JK: “Video is a huge part of our scouting. Not only can we watch games all over the world and watch the games while players are against their opponents, but it’s especially important to break those games down or break individual players down and analyze them in more detail. It’s good for our players, so we analyze every National Team game and the players will have them at their disposal. Obviously it’s about opponents and their players. You take those images and you look at them in more detail, then you hopefully find ways where you can analyze some weaknesses in their game, in their play, that you could hopefully benefit from when you play them.”
ussoccer.com: You have emphatically said that these upcoming five games are all about results. To what extent will these scouting efforts impact the roster decisions?

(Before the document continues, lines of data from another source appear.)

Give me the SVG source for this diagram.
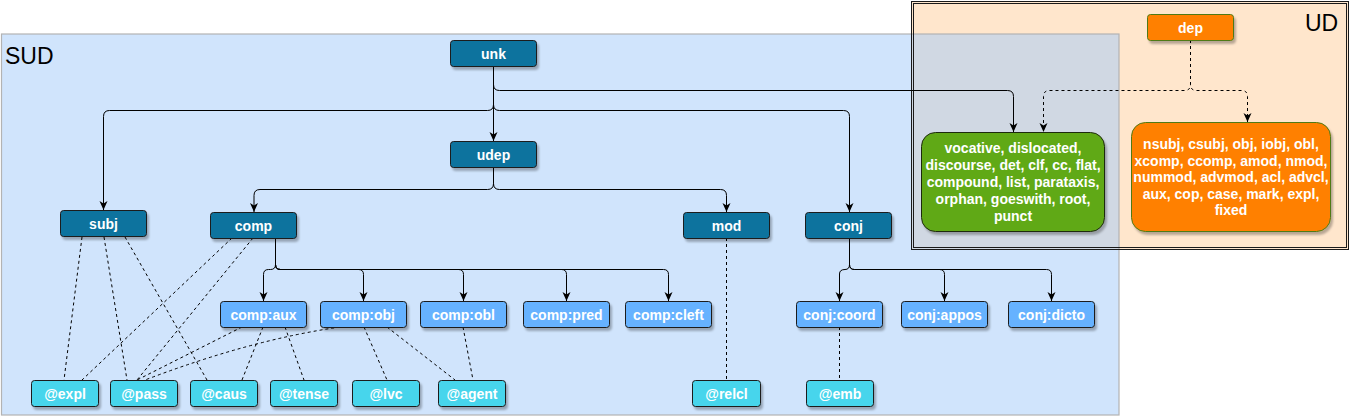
<svg xmlns="http://www.w3.org/2000/svg" width="1351" height="418" viewBox="0 0 1351 418">
<defs>
<filter id="sh" x="-20%" y="-20%" width="140%" height="160%">
<feDropShadow dx="2" dy="3" stdDeviation="1" flood-color="#000" flood-opacity="0.28"/>
</filter>
<marker id="arr" markerUnits="userSpaceOnUse" markerWidth="10" markerHeight="10" refX="9" refY="4" orient="auto">
<path d="M0,0 L9,4 L0,8 L2.5,4 Z" fill="#000"/>
</marker>
<style>
.n rect{stroke:#1a1a1a;stroke-width:1;filter:url(#sh)}
.n text{font-family:"Liberation Sans",Arial,sans-serif;font-weight:bold;font-size:14px;fill:#fff;text-anchor:middle}
.dk rect{fill:#10739e}
.lb rect{fill:#66b2ff}
.cy rect{fill:#47d5ec}
.e{fill:none;stroke:#000;stroke-width:1}
.a{marker-end:url(#arr)}
.d{stroke-dasharray:3,3}
.lbl{font-family:"Liberation Sans",Arial,sans-serif;font-size:23px;fill:#000}
</style>
</defs>

<g id="ud-container">
<rect x="911" y="1" width="438" height="249" fill="#ffe6cc"/>
</g>
<g id="sud-container">
<rect x="1.5" y="34" width="1117.5" height="381" fill="#a1c9f9" fill-opacity="0.5" stroke="#b3b3b3" stroke-width="1.2"/>
<text class="lbl" x="5" y="64">SUD</text>
</g>
<g id="ud-border">
<rect x="911.5" y="1.5" width="437" height="248" fill="none" stroke="#1a1a1a" stroke-width="1"/>
<rect x="913.5" y="3.5" width="433" height="244" fill="none" stroke="#1a1a1a" stroke-width="1"/>
<text class="lbl" x="1305" y="31">UD</text>
</g>

<g id="connectors">
<path class="e a" d="M493.5,66 V84.5 Q493.5,90.5 499.5,90.5 H1007.5 Q1013.5,90.5 1013.5,96.5 V132"/>
<path class="e a" d="M493.5,66 V141"/>
<path class="e a" d="M493.5,66 V104.5 Q493.5,110.5 487.5,110.5 H109.5 Q103.5,110.5 103.5,116.5 V210"/>
<path class="e a" d="M493.5,66 V104.5 Q493.5,110.5 499.5,110.5 H843.5 Q849.5,110.5 849.5,116.5 V212"/>
<path class="e a" d="M493.5,167 V183.5 Q493.5,189.5 487.5,189.5 H260 Q254,189.5 254,195.5 V212"/>
<path class="e a" d="M493.5,167 V183.5 Q493.5,189.5 499.5,189.5 H720.5 Q726.5,189.5 726.5,195.5 V212"/>
<path class="e a" d="M275.5,238 V264.5 Q275.5,269.5 270.5,269.5 H268.5 Q263.5,269.5 263.5,274.5 V301"/>
<path class="e a" d="M275.5,238 V264.5 Q275.5,269.5 280.5,269.5 H358.5 Q363.5,269.5 363.5,274.5 V301"/>
<path class="e a" d="M275.5,238 V264.5 Q275.5,269.5 280.5,269.5 H458.5 Q463.5,269.5 463.5,274.5 V301"/>
<path class="e a" d="M275.5,238 V264.5 Q275.5,269.5 280.5,269.5 H561.5 Q566.5,269.5 566.5,274.5 V301"/>
<path class="e a" d="M275.5,238 V264.5 Q275.5,269.5 280.5,269.5 H663.5 Q668.5,269.5 668.5,274.5 V301"/>
<path class="e a" d="M849.5,238 V264.5 Q849.5,269.5 845,269.5 Q839.5,269.5 839.5,274 V301"/>
<path class="e a" d="M849.5,238 V264.5 Q849.5,269.5 854.5,269.5 H939.5 Q944.5,269.5 944.5,274.5 V301"/>
<path class="e a" d="M849.5,238 V264.5 Q849.5,269.5 854.5,269.5 H1046.5 Q1051.5,269.5 1051.5,274.5 V301"/>
<path class="e a d" d="M1190.5,40 V84.5 Q1190.5,90.5 1184.5,90.5 H1049.5 Q1043.5,90.5 1043.5,96.5 V132"/>
<path class="e a d" d="M1190.5,40 V84.5 Q1190.5,90.5 1196.5,90.5 H1241.5 Q1247.5,90.5 1247.5,96.5 V122"/>
<path class="e d" d="M82,237 L64,380"/>
<path class="e d" d="M104,237 L127,380"/>
<path class="e d" d="M125,237 L207,380"/>
<path class="e d" d="M232,238 L82,380"/>
<path class="e d" d="M253,238 L137,380"/>
<path class="e d" d="M242,327 L137,380"/>
<path class="e d" d="M263,327 L242,380"/>
<path class="e d" d="M285,327 L304,380"/>
<path class="e d" d="M340,327 Q250,340 145,380"/>
<path class="e d" d="M364,327 L387,380"/>
<path class="e d" d="M387,327 L455,380"/>
<path class="e d" d="M463,327 L473,380"/>
<path class="e d" d="M726.5,238 V380"/>
<path class="e d" d="M839.5,327 V380"/>
</g>

<g id="unk" class="n dk"><rect x="450.5" y="40.5" width="86" height="26" rx="3"/><text x="493.5" y="58.5">unk</text></g>
<g id="udep" class="n dk"><rect x="450.5" y="141.5" width="86" height="26" rx="3"/><text x="493.5" y="159.5">udep</text></g>
<g id="subj" class="n dk"><rect x="60.5" y="210.5" width="86" height="26" rx="3"/><text x="103.5" y="228.5">subj</text></g>
<g id="comp" class="n dk"><rect x="210.5" y="212.5" width="86" height="26" rx="3"/><text x="253.5" y="230.5">comp</text></g>
<g id="mod" class="n dk"><rect x="683.5" y="212.5" width="86" height="26" rx="3"/><text x="726.5" y="230.5">mod</text></g>
<g id="conj" class="n dk"><rect x="805.5" y="212.5" width="86" height="26" rx="3"/><text x="848.5" y="230.5">conj</text></g>

<g id="comp-aux" class="n lb"><rect x="220.5" y="301.5" width="86" height="26" rx="3"/><text x="263.5" y="319.5">comp:aux</text></g>
<g id="comp-obj" class="n lb"><rect x="320.5" y="301.5" width="86" height="26" rx="3"/><text x="363.5" y="319.5">comp:obj</text></g>
<g id="comp-obl" class="n lb"><rect x="420.5" y="301.5" width="86" height="26" rx="3"/><text x="463.5" y="319.5">comp:obl</text></g>
<g id="comp-pred" class="n lb"><rect x="523.5" y="301.5" width="86" height="26" rx="3"/><text x="566.5" y="319.5">comp:pred</text></g>
<g id="comp-cleft" class="n lb"><rect x="625.5" y="301.5" width="86" height="26" rx="3"/><text x="668.5" y="319.5">comp:cleft</text></g>
<g id="conj-coord" class="n lb"><rect x="796.5" y="301.5" width="86" height="26" rx="3"/><text x="839.5" y="319.5">conj:coord</text></g>
<g id="conj-appos" class="n lb"><rect x="901.5" y="301.5" width="86" height="26" rx="3"/><text x="944.5" y="319.5">conj:appos</text></g>
<g id="conj-dicto" class="n lb"><rect x="1008.5" y="301.5" width="86" height="26" rx="3"/><text x="1051.5" y="319.5">conj:dicto</text></g>

<g id="expl" class="n cy"><rect x="31.5" y="380.5" width="67" height="26" rx="3"/><text x="65" y="398.5">@expl</text></g>
<g id="pass" class="n cy"><rect x="110.5" y="380.5" width="67" height="26" rx="3"/><text x="144" y="398.5">@pass</text></g>
<g id="caus" class="n cy"><rect x="190.5" y="380.5" width="67" height="26" rx="3"/><text x="224" y="398.5">@caus</text></g>
<g id="tense" class="n cy"><rect x="270.5" y="380.5" width="67" height="26" rx="3"/><text x="304" y="398.5">@tense</text></g>
<g id="lvc" class="n cy"><rect x="352.5" y="380.5" width="67" height="26" rx="3"/><text x="386" y="398.5">@lvc</text></g>
<g id="agent" class="n cy"><rect x="438.5" y="380.5" width="67" height="26" rx="3"/><text x="472" y="398.5">@agent</text></g>
<g id="relcl" class="n cy"><rect x="692.5" y="380.5" width="68" height="26" rx="3"/><text x="726.5" y="398.5">@relcl</text></g>
<g id="emb" class="n cy"><rect x="806.5" y="380.5" width="67" height="26" rx="3"/><text x="840" y="398.5">@emb</text></g>

<g id="dep" class="n"><rect x="1147.5" y="14.5" width="86" height="26" rx="3" fill="#ff8000" style="stroke:#4f7a16"/><text x="1190.5" y="32.5">dep</text></g>

<g id="ud-green" class="n"><rect x="921.5" y="132.5" width="183" height="99" rx="14" fill="#60a917" style="stroke:#1f2a10"/>
<text x="1013" y="153">vocative, dislocated,</text>
<text x="1013" y="170">discourse, det, clf, cc, flat,</text>
<text x="1013" y="187">compound, list, parataxis,</text>
<text x="1013" y="204">orphan, goeswith, root,</text>
<text x="1013" y="221">punct</text>
</g>

<g id="ud-orange" class="n"><rect x="1131.5" y="122.5" width="199" height="109" rx="14" fill="#ff8000" style="stroke:#4f7a16"/>
<text x="1231" y="149">nsubj, csubj, obj, iobj, obl,</text>
<text x="1231" y="165.5">xcomp, ccomp, amod, nmod,</text>
<text x="1231" y="182">nummod, advmod, acl, advcl,</text>
<text x="1231" y="198.5">aux, cop, case, mark, expl,</text>
<text x="1231" y="215">fixed</text>
</g>
</svg>
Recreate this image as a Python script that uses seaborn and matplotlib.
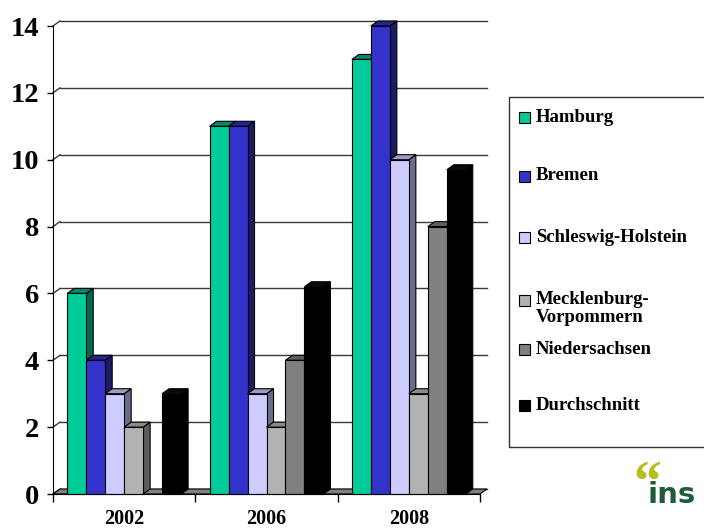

JK: “It has a big impact in terms of the stretch of five games – the three friendlies plus two World Cup qualifiers. It’s really about delivering. It’s about getting results, obviously more importantly in the World Cup qualifiers but also the friendlies leading up to those two qualifiers. It’s about the momentum, it’s about performance. In such a stretch, you do not risk bringing in players who are injured. You do not risk bringing in players you think need more time to develop. It’s not an introduction camp for players. It’s not a time period where you try things out. It’s a time period now – in essence very different to all the previous friendlies we’ve had so far – where you want to attack on the field. You’ve got to get a job done, so you’re not taking risks on players. You’re not taking players into consideration that you know might be 10-20 percent away from a full international level. You go with players that you have the feeling that they’ll deliver and are going to get the job done. It’s different to a friendly, where you say you might bring in some youngsters and you run them through and you bring them in for the last 20 minutes or 30 minutes or even start them, thinking, ‘Let’s give them experience.’ You risk the result a little bit at the end of the day. These five games ahead of us, I’m not taking risks on those things. I want to make sure we get the best possible result out of every game.”